Copy out each line exactly; pictures stay out of the copy.

Material provided:
▬▬▬▬▬▬▬▬▬▬

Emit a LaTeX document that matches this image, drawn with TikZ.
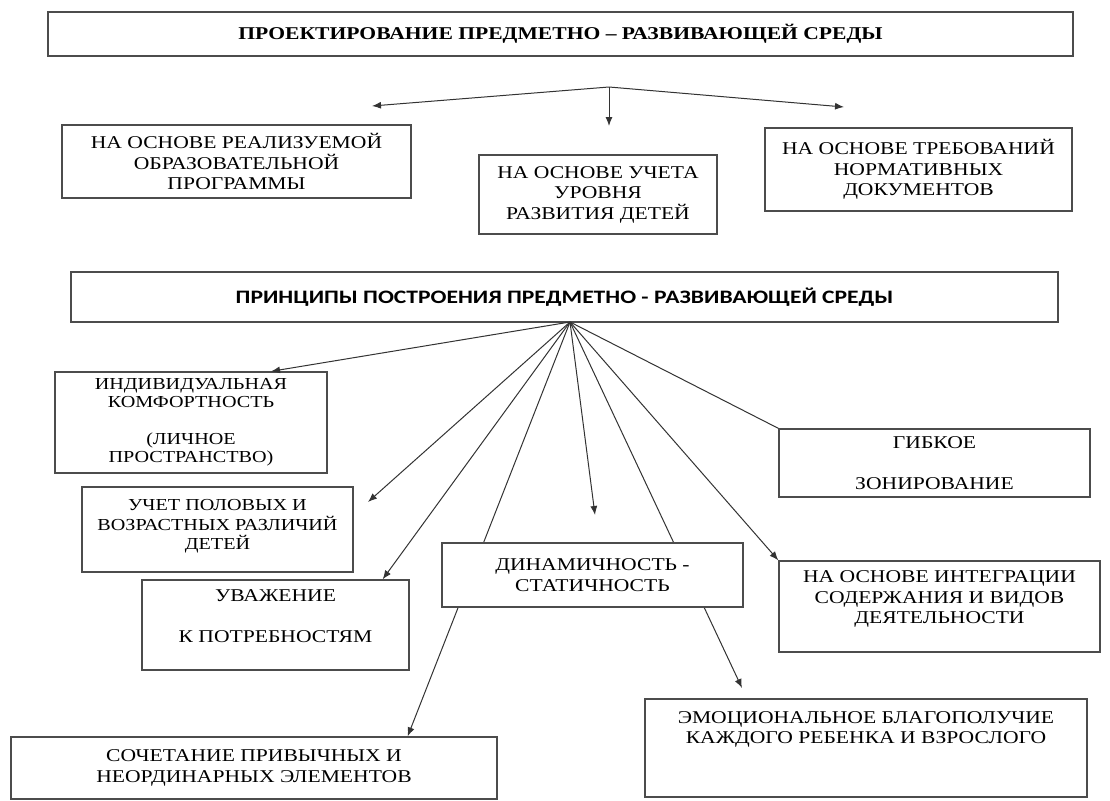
\documentclass[tikz,border=0pt]{standalone}
\usepackage{fontspec}
\setmainfont{Liberation Serif}[FakeStretch=1.2]
\newfontfamily\calibfont{Carlito}[FakeStretch=1.24]
\usetikzlibrary{arrows.meta}

\begin{document}
\begin{tikzpicture}[
  x=1pt,y=-1pt,
  blk/.style={draw=black!70,line width=1.3pt,fill=white,align=center,inner sep=0pt,
    font=\fontsize{18}{20.5}\selectfont},
  sblk/.style={blk,font=\fontsize{16.8}{18.3}\selectfont},
  hd/.style={blk,font=\bfseries\fontsize{18}{20}\selectfont},
  hdsans/.style={blk,font=\calibfont\bfseries\fontsize{19}{20}\selectfont},
  ar/.style={-{Latex[length=9pt,width=7pt]},line width=1pt,draw=black!80},
  ln/.style={line width=1pt,draw=black!80}
]
\useasboundingbox (0,0) rectangle (1110,800);
% projecting
\node[hd,minimum width=1025pt,minimum height=44pt] (proj) at (560.5,34) {ПРОЕКТИРОВАНИЕ ПРЕДМЕТНО – РАЗВИВАЮЩЕЙ СРЕДЫ};
\node[blk,minimum width=349pt,minimum height=73pt] (prog) at (236.5,161.5) {НА ОСНОВЕ РЕАЛИЗУЕМОЙ\\ОБРАЗОВАТЕЛЬНОЙ\\ПРОГРАММЫ};
\node[blk,minimum width=238pt,minimum height=79pt] (uroven) at (598,194.5) {НА ОСНОВЕ УЧЕТА\\УРОВНЯ\\РАЗВИТИЯ ДЕТЕЙ};
\node[blk,minimum width=307pt,minimum height=83pt] (norm) at (918.5,169.5) {НА ОСНОВЕ ТРЕБОВАНИЙ\\НОРМАТИВНЫХ\\ДОКУМЕНТОВ};
\coordinate (fk1) at (609,87);
\coordinate (a1) at (372,106);
\coordinate (a2) at (609,126);
\coordinate (a3) at (844,107);
\draw[ar] (fk1) -- (a1);
\draw[ar] (fk1) -- (a2);
\draw[ar] (fk1) -- (a3);
% principles
\node[hdsans,minimum width=987pt,minimum height=50pt] (princ) at (564.5,297) {ПРИНЦИПЫ ПОСТРОЕНИЯ ПРЕДМЕТНО - РАЗВИВАЮЩЕЙ СРЕДЫ};
\coordinate (fk2) at (570,322);
\node[sblk,minimum width=272pt,minimum height=101pt] (komf) at (191,422.5) {ИНДИВИДУАЛЬНАЯ\\КОМФОРТНОСТЬ\\ \\(ЛИЧНОЕ\\ПРОСТРАНСТВО)};
\node[blk,minimum width=311pt,minimum height=68pt] (zon) at (934.5,463) {ГИБКОЕ\\ \\ЗОНИРОВАНИЕ};
\node[sblk,minimum width=271pt,minimum height=85pt,font=\fontsize{16.8}{19.5}\selectfont] (pol) at (217.5,529.5) {УЧЕТ ПОЛОВЫХ И\\ВОЗРАСТНЫХ РАЗЛИЧИЙ\\ДЕТЕЙ\\[-16pt]\strut};
\node[blk,minimum width=267pt,minimum height=90pt] (uvazh) at (275.5,625) {УВАЖЕНИЕ\\ \\К ПОТРЕБНОСТЯМ\\[-8pt]\strut};
\node[blk,minimum width=321pt,minimum height=91pt] (integr) at (939.5,606.5) {НА ОСНОВЕ ИНТЕГРАЦИИ\\СОДЕРЖАНИЯ И ВИДОВ\\ДЕЯТЕЛЬНОСТИ\\[-8pt]\strut};
\node[blk,minimum width=486pt,minimum height=62pt] (soch) at (254,768) {СОЧЕТАНИЕ ПРИВЫЧНЫХ И\\НЕОРДИНАРНЫХ ЭЛЕМЕНТОВ};
\node[blk,minimum width=442pt,minimum height=98pt] (emoc) at (866,748) {ЭМОЦИОНАЛЬНОЕ БЛАГОПОЛУЧИЕ\\КАЖДОГО РЕБЕНКА И ВЗРОСЛОГО\\ \\ };
\coordinate (e1) at (368,502);
\coordinate (e2) at (595,515);
\coordinate (e3) at (742,688);
\draw[ar] (fk2) -- ([xshift=80pt]komf.north);
\draw[ar] (fk2) -- (e1);
\draw[ar] (fk2) -- ([xshift=-27pt]uvazh.north east);
\draw[ar] (fk2) -- ([xshift=-90pt]soch.north east);
\draw[ar] (fk2) -- (e2);
\draw[ar] (fk2) -- (e3);
\draw[ar] (fk2) -- (integr.north west);
\draw[ln] (fk2) -- (zon.north west);
\node[blk,minimum width=301pt,minimum height=64pt] (dinam) at (592.5,575) {ДИНАМИЧНОСТЬ -\\СТАТИЧНОСТЬ};
\end{tikzpicture}
\end{document}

▬▬▬▬▬▬▬▬▬▬

The result:
Emit a LaTeX document that matches this image, drawn with TikZ.
\documentclass[tikz,border=0pt]{standalone}
\usepackage{fontspec}
\setmainfont{Liberation Serif}[FakeStretch=1.2]
\newfontfamily\calibfont{Carlito}[FakeStretch=1.24]
\usetikzlibrary{arrows.meta}

\begin{document}
\begin{tikzpicture}[
  x=1pt,y=-1pt,
  blk/.style={draw=black!70,line width=1.3pt,fill=white,align=center,inner sep=0pt,
    font=\fontsize{18}{20.5}\selectfont},
  sblk/.style={blk,font=\fontsize{16.8}{18.3}\selectfont},
  hd/.style={blk,font=\bfseries\fontsize{18}{20}\selectfont},
  hdsans/.style={blk,font=\calibfont\bfseries\fontsize{19}{20}\selectfont},
  ar/.style={-{Latex[length=9pt,width=7pt]},line width=1pt,draw=black!80},
  ln/.style={line width=1pt,draw=black!80}
]
\useasboundingbox (0,0) rectangle (1110,800);
% projecting
\node[hd,minimum width=1025pt,minimum height=44pt] (proj) at (560.5,34) {ПРОЕКТИРОВАНИЕ ПРЕДМЕТНО – РАЗВИВАЮЩЕЙ СРЕДЫ};
\node[blk,minimum width=349pt,minimum height=73pt] (prog) at (236.5,161.5) {НА ОСНОВЕ РЕАЛИЗУЕМОЙ\\ОБРАЗОВАТЕЛЬНОЙ\\ПРОГРАММЫ};
\node[blk,minimum width=238pt,minimum height=79pt] (uroven) at (598,194.5) {НА ОСНОВЕ УЧЕТА\\УРОВНЯ\\РАЗВИТИЯ ДЕТЕЙ};
\node[blk,minimum width=307pt,minimum height=83pt] (norm) at (918.5,169.5) {НА ОСНОВЕ ТРЕБОВАНИЙ\\НОРМАТИВНЫХ\\ДОКУМЕНТОВ};
\coordinate (fk1) at (609,87);
\coordinate (a1) at (372,106);
\coordinate (a2) at (609,126);
\coordinate (a3) at (844,107);
\draw[ar] (fk1) -- (a1);
\draw[ar] (fk1) -- (a2);
\draw[ar] (fk1) -- (a3);
% principles
\node[hdsans,minimum width=987pt,minimum height=50pt] (princ) at (564.5,297) {ПРИНЦИПЫ ПОСТРОЕНИЯ ПРЕДМЕТНО - РАЗВИВАЮЩЕЙ СРЕДЫ};
\coordinate (fk2) at (570,322);
\node[sblk,minimum width=272pt,minimum height=101pt] (komf) at (191,422.5) {ИНДИВИДУАЛЬНАЯ\\КОМФОРТНОСТЬ\\ \\(ЛИЧНОЕ\\ПРОСТРАНСТВО)};
\node[blk,minimum width=311pt,minimum height=68pt] (zon) at (934.5,463) {ГИБКОЕ\\ \\ЗОНИРОВАНИЕ};
\node[sblk,minimum width=271pt,minimum height=85pt,font=\fontsize{16.8}{19.5}\selectfont] (pol) at (217.5,529.5) {УЧЕТ ПОЛОВЫХ И\\ВОЗРАСТНЫХ РАЗЛИЧИЙ\\ДЕТЕЙ\\[-16pt]\strut};
\node[blk,minimum width=267pt,minimum height=90pt] (uvazh) at (275.5,625) {УВАЖЕНИЕ\\ \\К ПОТРЕБНОСТЯМ\\[-8pt]\strut};
\node[blk,minimum width=321pt,minimum height=91pt] (integr) at (939.5,606.5) {НА ОСНОВЕ ИНТЕГРАЦИИ\\СОДЕРЖАНИЯ И ВИДОВ\\ДЕЯТЕЛЬНОСТИ\\[-8pt]\strut};
\node[blk,minimum width=486pt,minimum height=62pt] (soch) at (254,768) {СОЧЕТАНИЕ ПРИВЫЧНЫХ И\\НЕОРДИНАРНЫХ ЭЛЕМЕНТОВ};
\node[blk,minimum width=442pt,minimum height=98pt] (emoc) at (866,748) {ЭМОЦИОНАЛЬНОЕ БЛАГОПОЛУЧИЕ\\КАЖДОГО РЕБЕНКА И ВЗРОСЛОГО\\ \\ };
\coordinate (e1) at (368,502);
\coordinate (e2) at (595,515);
\coordinate (e3) at (742,688);
\draw[ar] (fk2) -- ([xshift=80pt]komf.north);
\draw[ar] (fk2) -- (e1);
\draw[ar] (fk2) -- ([xshift=-27pt]uvazh.north east);
\draw[ar] (fk2) -- ([xshift=-90pt]soch.north east);
\draw[ar] (fk2) -- (e2);
\draw[ar] (fk2) -- (e3);
\draw[ar] (fk2) -- (integr.north west);
\draw[ln] (fk2) -- (zon.north west);
\node[blk,minimum width=301pt,minimum height=64pt] (dinam) at (592.5,575) {ДИНАМИЧНОСТЬ -\\СТАТИЧНОСТЬ};
\end{tikzpicture}
\end{document}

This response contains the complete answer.